**What is being asked**
Your copy of the material must match it exactly, except that pictures are dropped.

**** Dataset extract ****

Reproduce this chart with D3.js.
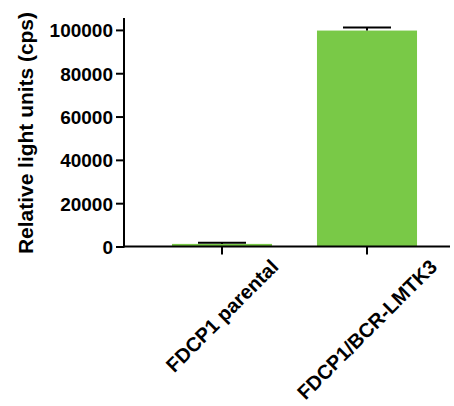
<!DOCTYPE html>
<html><head><meta charset="utf-8">
<script src="https://cdn.jsdelivr.net/npm/d3@7"></script>
<style>body{margin:0;background:#fff}svg{display:block}text{font-family:"Liberation Sans",Arial,sans-serif;font-weight:bold;fill:#000}</style>
</head><body>
<svg id="c" width="454" height="406"></svg>
<script>
const categories = ["FDCP1 parental", "FDCP1/BCR-LMTK3"];
const means = [1200, 99700];
const errors = [500, 1400];
const yTicks = [0, 20000, 40000, 60000, 80000, 100000];
const yTitle = "Relative light units (cps)";

const svg = d3.select("#c");
const green = "#79c947";
const y = d3.scaleLinear().domain([0, 105500]).range([246.5, 18]);
const x = d3.scaleBand().domain(categories).range([149.5, 439.5]).paddingInner(0.31).paddingOuter(0.155);

// bars
svg.selectAll("rect.bar").data(categories).join("rect")
  .attr("class", "bar")
  .attr("x", d => x(d)).attr("width", x.bandwidth())
  .attr("y", (d,i) => y(means[i])).attr("height", (d,i) => y(0) - y(means[i]))
  .attr("fill", green);

// error bars (upper)
const eb = svg.append("g").attr("stroke", "#000").attr("stroke-width", 2);
categories.forEach((c,i) => {
  const cx = x(c) + x.bandwidth()/2;
  eb.append("line").attr("x1", cx).attr("x2", cx).attr("y1", y(means[i])).attr("y2", y(means[i]+errors[i]));
  eb.append("line").attr("x1", cx-24).attr("x2", cx+24).attr("y1", y(means[i]+errors[i])).attr("y2", y(means[i]+errors[i]));
});

// y axis
const ya = svg.append("g").attr("transform", "translate(124,0)")
  .attr("font-size", 19).attr("font-family", "Liberation Sans, Arial, sans-serif")
  .call(d3.axisLeft(y).tickValues(yTicks).tickFormat(d3.format("d")).tickSize(8).tickPadding(3).tickSizeOuter(0));
ya.attr("font-size", 19).attr("font-family", "Liberation Sans, Arial, sans-serif");
ya.select(".domain").remove();
ya.append("line").attr("x1",0).attr("x2",0).attr("y1",y.range()[1]).attr("y2",y(0)+1).attr("stroke","#000").attr("stroke-width",2);
ya.selectAll(".tick line").attr("stroke-width", 2);
ya.selectAll(".tick text").attr("font-size", 19).attr("font-weight","bold").attr("dy","0.36em");

// x axis
const xa = svg.append("g").attr("transform", "translate(0,246.5)");
xa.append("line").attr("x1", 123).attr("x2", 450).attr("y1", 0).attr("y2", 0).attr("stroke", "#000").attr("stroke-width", 2);
categories.forEach(c => {
  const cx = x(c) + x.bandwidth()/2;
  xa.append("line").attr("x1", cx).attr("x2", cx).attr("y1", 0).attr("y2", 8).attr("stroke", "#000").attr("stroke-width", 2);
});

// x labels rotated, centered on tick
categories.forEach(c => {
  const cx = x(c) + x.bandwidth()/2;
  const t = svg.append("text").text(c).attr("font-size", 20).attr("text-anchor", "middle").attr("dy", "0.35em");
  const L = t.node().getComputedTextLength();
  const h = 14.5;
  const half = (L + h) * Math.SQRT1_2 / 2;
  const cy = 258 + half;
  t.attr("transform", `translate(${cx},${cy}) rotate(-45)`);
});

// y title
svg.append("text").text(yTitle).attr("font-size", 20).attr("text-anchor", "middle")
  .attr("textLength", 242).attr("lengthAdjust", "spacingAndGlyphs")
  .attr("transform", "translate(33,133) rotate(-90)");
</script>
</body></html>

****

**Correct output**
Reproduce this chart with D3.js.
<!DOCTYPE html>
<html><head><meta charset="utf-8">
<script src="https://cdn.jsdelivr.net/npm/d3@7"></script>
<style>body{margin:0;background:#fff}svg{display:block}text{font-family:"Liberation Sans",Arial,sans-serif;font-weight:bold;fill:#000}</style>
</head><body>
<svg id="c" width="454" height="406"></svg>
<script>
const categories = ["FDCP1 parental", "FDCP1/BCR-LMTK3"];
const means = [1200, 99700];
const errors = [500, 1400];
const yTicks = [0, 20000, 40000, 60000, 80000, 100000];
const yTitle = "Relative light units (cps)";

const svg = d3.select("#c");
const green = "#79c947";
const y = d3.scaleLinear().domain([0, 105500]).range([246.5, 18]);
const x = d3.scaleBand().domain(categories).range([149.5, 439.5]).paddingInner(0.31).paddingOuter(0.155);

// bars
svg.selectAll("rect.bar").data(categories).join("rect")
  .attr("class", "bar")
  .attr("x", d => x(d)).attr("width", x.bandwidth())
  .attr("y", (d,i) => y(means[i])).attr("height", (d,i) => y(0) - y(means[i]))
  .attr("fill", green);

// error bars (upper)
const eb = svg.append("g").attr("stroke", "#000").attr("stroke-width", 2);
categories.forEach((c,i) => {
  const cx = x(c) + x.bandwidth()/2;
  eb.append("line").attr("x1", cx).attr("x2", cx).attr("y1", y(means[i])).attr("y2", y(means[i]+errors[i]));
  eb.append("line").attr("x1", cx-24).attr("x2", cx+24).attr("y1", y(means[i]+errors[i])).attr("y2", y(means[i]+errors[i]));
});

// y axis
const ya = svg.append("g").attr("transform", "translate(124,0)")
  .attr("font-size", 19).attr("font-family", "Liberation Sans, Arial, sans-serif")
  .call(d3.axisLeft(y).tickValues(yTicks).tickFormat(d3.format("d")).tickSize(8).tickPadding(3).tickSizeOuter(0));
ya.attr("font-size", 19).attr("font-family", "Liberation Sans, Arial, sans-serif");
ya.select(".domain").remove();
ya.append("line").attr("x1",0).attr("x2",0).attr("y1",y.range()[1]).attr("y2",y(0)+1).attr("stroke","#000").attr("stroke-width",2);
ya.selectAll(".tick line").attr("stroke-width", 2);
ya.selectAll(".tick text").attr("font-size", 19).attr("font-weight","bold").attr("dy","0.36em");

// x axis
const xa = svg.append("g").attr("transform", "translate(0,246.5)");
xa.append("line").attr("x1", 123).attr("x2", 450).attr("y1", 0).attr("y2", 0).attr("stroke", "#000").attr("stroke-width", 2);
categories.forEach(c => {
  const cx = x(c) + x.bandwidth()/2;
  xa.append("line").attr("x1", cx).attr("x2", cx).attr("y1", 0).attr("y2", 8).attr("stroke", "#000").attr("stroke-width", 2);
});

// x labels rotated, centered on tick
categories.forEach(c => {
  const cx = x(c) + x.bandwidth()/2;
  const t = svg.append("text").text(c).attr("font-size", 20).attr("text-anchor", "middle").attr("dy", "0.35em");
  const L = t.node().getComputedTextLength();
  const h = 14.5;
  const half = (L + h) * Math.SQRT1_2 / 2;
  const cy = 258 + half;
  t.attr("transform", `translate(${cx},${cy}) rotate(-45)`);
});

// y title
svg.append("text").text(yTitle).attr("font-size", 20).attr("text-anchor", "middle")
  .attr("textLength", 242).attr("lengthAdjust", "spacingAndGlyphs")
  .attr("transform", "translate(33,133) rotate(-90)");
</script>
</body></html>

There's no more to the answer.